Arriving from Japan, I guess.

Zinoman’s book is very easy to read, and includes plenty of interesting and opinionated analysis. His expansion on Dan O’Bannon’s point about horror being like salt on meat – sensitizing the viewer and making them more alert – into a discussion about how horror is like the experience of being born is nicely done. The recognition of serial killers and zombies as being archetypal horror creatures of our age, and what this says about audience identification with hunters vs. victims, is also spot on (and something I’ve written about myself in the past). The emphasis placed on the New Horror being particularly attuned to exploiting fear of the unknown, however, seems to me overdone. Championing suggested over explicit violence and suspense over shock is something nearly every horror writer and filmmaker has done. And despite some clever footwork by Zinoman, I think it’s a claim that’s probably less applicable to the movies of the ’70s than it is to those of most other periods. Furthermore, I don’t buy the frequent connections made between what was happening on screen to the fiction of H. P. Lovecraft one bit. This generation of writers and directors may have grown up reading Lovecraft, but there’s really precious little evidence of that in their films.

Also, a few minor points: Romero’s debt to Matheson’s I Am Legend, EC Comics and Orson Welles (?) for Night of the Living Dead are all cited, but no mention is made of the movie he confessed to having ripped-off: The Last Man on Earth. The scene of a woman’s nipples being cut off and milk dribbling out of the holes in her breasts does not come from Herschell Gordon Lewis’s Two Thousand Maniacs! but rather appears in a later film by this auteur, The Gore Gore Girls. And Saw was not a movie with a “huge budget” that “concentrated on gore and vile, ugly exploitation.” That may be a true statement about the subsequent franchise (again, I’ve lost count of how many there were), but the first film is in fact fairly representative of the kind of clever, outside-the-box, low-budget filmmaking that characterized the New Horror.
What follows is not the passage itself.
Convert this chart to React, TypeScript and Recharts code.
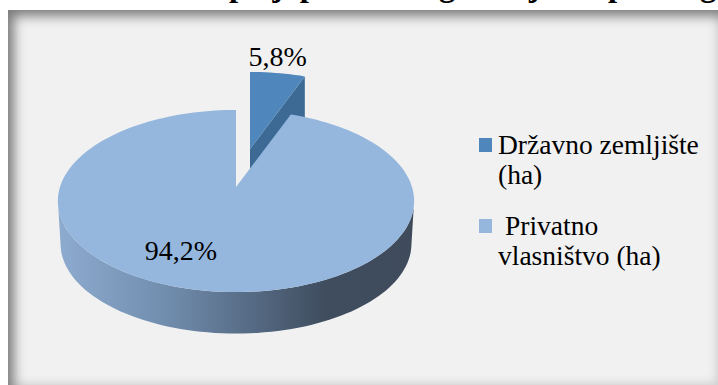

Finally, it’s hard to finish Zinoman’s paean to this revolutionary moment in film history without considering the familiar metaphor of the slippery slope. An alternative subtitle would have been The Death of Outrage. It seems incredible now to read about the intense initial reactions to The Exorcist and Night of the Living Dead, movies not made that long ago that seem positively tame by today’s standards. It’s almost sad to be left with Wes Craven walking out of Reservoir Dogs (Reservoir Dogs!), and Romero shaking his head over “torture porn.” Perhaps our stomachs have just been getting stronger, our tastes blunted, requiring us to put more and more salt on our meat, but you have to wonder if this gradual desensitization is something we should be concerned about. Where will tomorrow’s shocks come from? I would like to say from movies that are better made, with better writing, more suspenseful direction, and less gore, but I’m not hopeful.

Instead, what I suspect will happen is that new lifestyles will provide new anxieties to exploit. Zombies and serial killers have had a good run, but won’t stay relevant forever. New corners of the uncanny, unknown and (very) unpleasant wait to be discovered and explored.